- Entries -
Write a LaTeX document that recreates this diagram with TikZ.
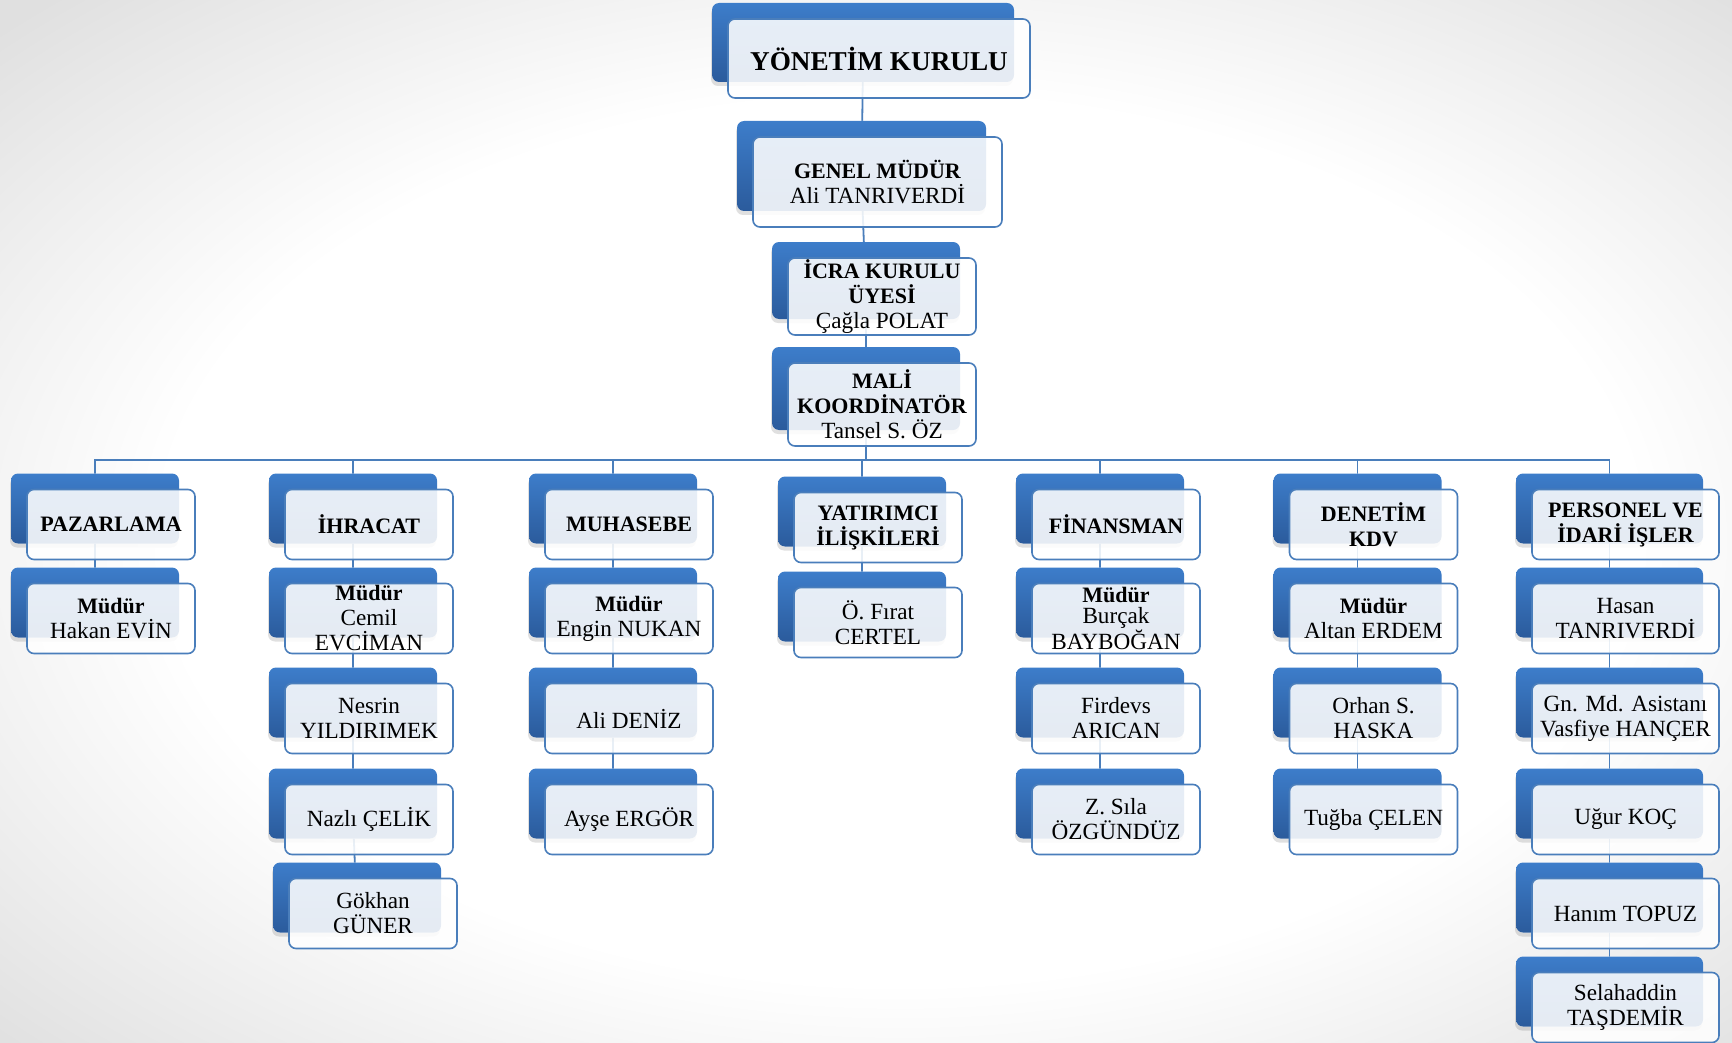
\documentclass[tikz,border=0pt]{standalone}
\usepackage{fontspec}
\setmainfont{Liberation Serif}[BoldFeatures={Scale=0.948}]
\usetikzlibrary{shadows}
\definecolor{chartblue}{HTML}{4A7EBB}
\definecolor{boxtop}{HTML}{3D7DCA}
\definecolor{boxbottom}{HTML}{2B5B9C}
\pgfdeclareradialshading{vignette}{\pgfpoint{0bp}{0bp}}{color(0bp)=(white); color(15bp)=(white); color(25bp)=(black!12); color(50bp)=(black!12)}
\pgfdeclarelayer{back}
\pgfdeclarelayer{links}
\pgfsetlayers{back,links,main}
\tikzset{
orgbox/.style={draw=chartblue, line width=1.6pt, rounded corners=7pt, fill=white, fill opacity=0.88, text opacity=1, align=center, inner sep=0pt, minimum width=168pt, minimum height=70pt, font=\fontsize{23.2}{25}\selectfont,
  general shadow={shadow xshift=-17pt, shadow yshift=12pt, draw=none, fill=black, fill opacity=0.12}, % soft drop under the blue block
  copy shadow={shadow xshift=-16pt, shadow yshift=16pt, draw=none, fill opacity=1, top color=boxtop, bottom color=boxbottom}}, % blue block behind the text box
headtext/.style={font=\fontsize{23.2}{25}\selectfont\bfseries},
widebox/.style={minimum width=188pt},
orgline/.style={draw=chartblue, line width=1.8pt},
}

\begin{document}
\begin{tikzpicture}[x=1pt, y=-1pt]
  \useasboundingbox (0,0) rectangle (1732,1043);
  \begin{pgfonlayer}{back}
    \clip (0,0) rectangle (1732,1043);
    \shade[shading=vignette] (-330,-200) rectangle (2130,1280);
  \end{pgfonlayer}

  % Top of the chart
  \node[orgbox, minimum width=302pt, minimum height=79pt, font=\fontsize{28.7}{32}\selectfont\bfseries] (yk) at (879,58.5) {YÖNETİM KURULU};
  \node[orgbox, minimum width=249pt, minimum height=90pt] (gm) at (877.5,182) {\textbf{GENEL MÜDÜR}\\Ali TANRIVERDİ};
  \node[orgbox, widebox, minimum height=77pt] (icra) at (882,296.5) {\textbf{İCRA KURULU}\\\textbf{ÜYESİ}\\Çağla POLAT};
  \node[orgbox, widebox, minimum height=83pt] (mali) at (882,404.5) {\textbf{MALİ}\\\textbf{KOORDİNATÖR}\\Tansel S. ÖZ};

  % Departments
  \node[orgbox, headtext] (paz) at (111,524.5) {PAZARLAMA};
  \node[orgbox, headtext] (ihr) at (369,524.5) {İHRACAT};
  \node[orgbox, headtext] (muh) at (629,524.5) {MUHASEBE};
  \node[orgbox, headtext] (yat) at (878,527.5) {YATIRIMCI\\İLİŞKİLERİ};
  \node[orgbox, headtext] (fin) at (1116,524.5) {FİNANSMAN};
  \node[orgbox, headtext] (den) at (1373.5,524.5) {DENETİM\\KDV};
  \node[orgbox, headtext, minimum width=187pt] (per) at (1625.5,524.5) {PERSONEL VE\\İDARİ İŞLER};

  % Staff
  \node[orgbox] (paz1) at (111,618.5) {\textbf{Müdür}\\Hakan EVİN};
  \node[orgbox] (ihr1) at (369,618.5) {\textbf{Müdür}\\Cemil\\EVCİMAN};
  \node[orgbox] (ihr2) at (369,718.5) {Nesrin\\YILDIRIMEK};
  \node[orgbox] (ihr3) at (369,819.5) {Nazlı ÇELİK};
  \node[orgbox] (ihr4) at (373,913.5) {Gökhan\\GÜNER};
  \node[orgbox] (muh1) at (629,618.5) {\textbf{Müdür}\\Engin NUKAN};
  \node[orgbox] (muh2) at (629,718.5) {Ali DENİZ};
  \node[orgbox] (muh3) at (629,819.5) {Ayşe ERGÖR};
  \node[orgbox] (yat1) at (878,622.5) {Ö. Fırat\\CERTEL};
  \node[orgbox, font=\fontsize{23.2}{21}\selectfont] (fin1) at (1116,618.5) {\textbf{Müdür}\\Burçak\\BAYBOĞAN};
  \node[orgbox] (fin2) at (1116,718.5) {Firdevs\\ARICAN};
  \node[orgbox] (fin3) at (1116,819.5) {Z. Sıla\\ÖZGÜNDÜZ};
  \node[orgbox] (den1) at (1373.5,618.5) {\textbf{Müdür}\\Altan ERDEM};
  \node[orgbox] (den2) at (1373.5,718.5) {Orhan S.\\HASKA};
  \node[orgbox] (den3) at (1373.5,819.5) {Tuğba ÇELEN};
  \node[orgbox, minimum width=187pt] (per1) at (1625.5,618.5) {Hasan\\TANRIVERDİ};
  \node[orgbox, minimum width=187pt] (per2) at (1625.5,718.5) {Gn. Md. Asistanı\\Vasfiye HANÇER};
  \node[orgbox, minimum width=187pt] (per3) at (1625.5,819.5) {Uğur KOÇ};
  \node[orgbox, minimum width=187pt] (per4) at (1625.5,913.5) {Hanım TOPUZ};
  \node[orgbox, minimum width=187pt] (per5) at (1625.5,1007.5) {Selahaddin\\TAŞDEMİR};

  % Connectors
  \begin{pgfonlayer}{links}
    \coordinate (bus) at (866,460);
    \draw[orgline] ([xshift=-16pt]yk.center) -- ([xshift=-16pt]gm.center) -- ([xshift=-16pt]icra.center) -- ([xshift=-16pt]mali.center) -- (bus);
    \foreach \d in {paz,ihr,muh,yat,fin,den,per}
      \draw[orgline] (bus) -| ([xshift=-16pt]\d.center);
    \foreach \a/\b in {paz/paz1, ihr/ihr1, ihr1/ihr2, ihr2/ihr3, ihr3/ihr4, muh/muh1, muh1/muh2, muh2/muh3, yat/yat1, fin/fin1, fin1/fin2, fin2/fin3, den/den1, den1/den2, den2/den3, per/per1, per1/per2, per2/per3, per3/per4, per4/per5}
      \draw[orgline] ([xshift=-16pt]\a.center) -- ([xshift=-16pt]\b.center);
  \end{pgfonlayer}
\end{tikzpicture}
\end{document}
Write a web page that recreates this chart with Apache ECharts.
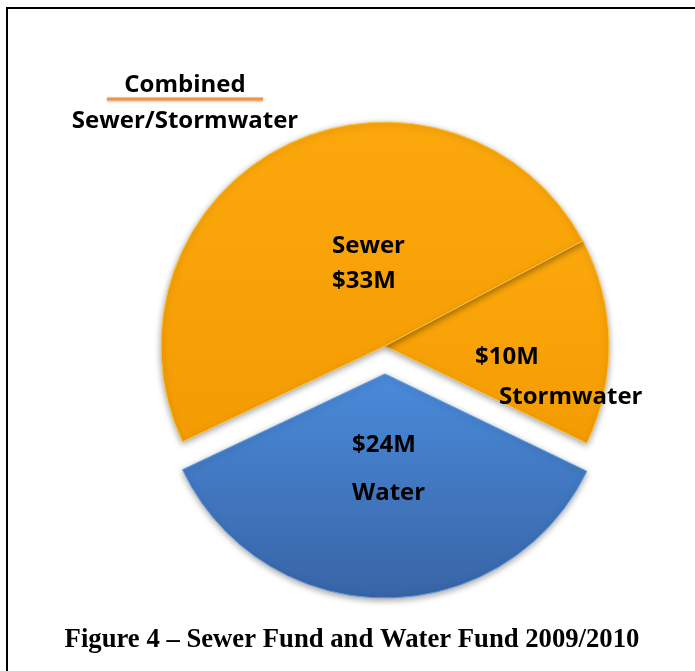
<!DOCTYPE html>
<html>
<head>
<meta charset="utf-8">
<script src="https://cdn.jsdelivr.net/npm/echarts@6/dist/echarts.min.js"></script>
<style>
  html, body { margin: 0; padding: 0; background: #ffffff; }
  #chart { width: 695px; height: 671px; }
</style>
</head>
<body>
<div id="chart"></div>
<script>
// ---- data ----
const categories = ['Stormwater', 'Water', 'Sewer'];
const values = [10, 24, 33];
const valueLabels = ['$10M', '$24M', '$33M'];
const explodedCategory = 'Water';
const captionText = 'Figure 4 \u2013 Sewer Fund and Water Fund 2009/2010';
const legendTitle = 'Combined';
const legendSub = 'Sewer/Stormwater';

// ---- styles / layout ----
const orangeFill = new echarts.graphic.LinearGradient(0, 0, 0, 1, [
  { offset: 0, color: '#FCA80C' },
  { offset: 1, color: '#F39C02' }
]);
const blueFill = new echarts.graphic.LinearGradient(0, 0, 0, 1, [
  { offset: 0, color: '#4A8BDA' },
  { offset: 1, color: '#3864A6' }
]);
const sliceStyles = [
  { color: orangeFill, borderColor: '#FDC54A' },
  { color: blueFill, borderColor: '#5E9BE2' },
  { color: orangeFill, borderColor: '#FDC54A' }
];
const labelAnchors = [[475, 377], [352, 469], [332, 264]];
const lineHeights = [40, 48, 35];
const labelFont = '"Open Sans"';
const pieCenter = [385, 346];
const pieRadius = 224;
const explodeOffset = 28;

const chart = echarts.init(document.getElementById('chart'), null, { renderer: 'canvas' });

function buildData(exploded) {
  return categories.map(function (name, i) {
    const visible = (name === explodedCategory) === exploded;
    const item = { name: name, value: values[i] };
    if (!visible) {
      item.itemStyle = { color: 'rgba(0,0,0,0)', borderWidth: 0, shadowBlur: 0, shadowColor: 'rgba(0,0,0,0)' };
      item.label = { show: false };
      return item;
    }
    item.itemStyle = Object.assign({
      borderWidth: 1,
      shadowBlur: 6,
      shadowColor: 'rgba(0,0,0,0.35)',
      shadowOffsetY: 2
    }, sliceStyles[i]);
    item.label = {
      show: true,
      rich: {
        a: { fontFamily: labelFont, fontWeight: 'bold', fontSize: 24, color: '#000', lineHeight: lineHeights[i], align: 'left' },
        b: { fontFamily: labelFont, fontWeight: 'bold', fontSize: 24, color: '#000', lineHeight: lineHeights[i], align: 'left', padding: [0, 0, 0, 24] }
      }
    };
    return item;
  });
}

function labelFormatter(p) {
  const v = valueLabels[p.dataIndex];
  if (p.name === 'Stormwater') return '{a|' + v + '}\n{b|' + p.name + '}';
  if (p.name === 'Water') return '{a|' + v + '}\n{a|' + p.name + '}';
  return '{a|' + p.name + '}\n{a|' + v + '}';
}

function pieSeries(exploded) {
  return {
    type: 'pie',
    center: exploded ? [pieCenter[0], pieCenter[1] + explodeOffset] : pieCenter,
    radius: [0, pieRadius],
    startAngle: 28,
    clockwise: true,
    avoidLabelOverlap: false,
    silent: true,
    label: { show: true, position: 'inside', formatter: labelFormatter },
    labelLine: { show: false },
    labelLayout: function (p) {
      const a = labelAnchors[p.dataIndex];
      return { x: a[0], y: a[1], align: 'left', verticalAlign: 'middle' };
    },
    emphasis: { disabled: true },
    data: buildData(exploded)
  };
}

chart.setOption({
  backgroundColor: '#ffffff',
  animation: false,
  series: [pieSeries(false), pieSeries(true)],
  graphic: [
    {
      type: 'polyline',
      shape: { points: [[7, 671], [7, 8], [695, 8]] },
      style: { stroke: '#000', lineWidth: 2, fill: null }
    },
    {
      type: 'text',
      x: 185, y: 85,
      style: { text: legendTitle, font: 'bold 24px "Open Sans"', fill: '#000', align: 'center', verticalAlign: 'middle' }
    },
    {
      type: 'line',
      shape: { x1: 107, y1: 99, x2: 263, y2: 99 },
      style: { stroke: '#F7923A', lineWidth: 3, shadowBlur: 3, shadowColor: 'rgba(0,0,0,0.3)', shadowOffsetY: 1 }
    },
    {
      type: 'text',
      x: 185, y: 121,
      style: { text: legendSub, font: 'bold 24px "Open Sans"', fill: '#000', align: 'center', verticalAlign: 'middle' }
    },
    {
      type: 'text',
      x: 352, y: 640,
      style: { text: captionText, font: 'bold 26.7px "Liberation Serif"', fill: '#000', align: 'center', verticalAlign: 'middle' }
    }
  ]
});
</script>
</body>
</html>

- Exercise details -
From the records above, pull out each line that has "Write".

- Finished task -
Write a LaTeX document that recreates this diagram with TikZ.
Write a web page that recreates this chart with Apache ECharts.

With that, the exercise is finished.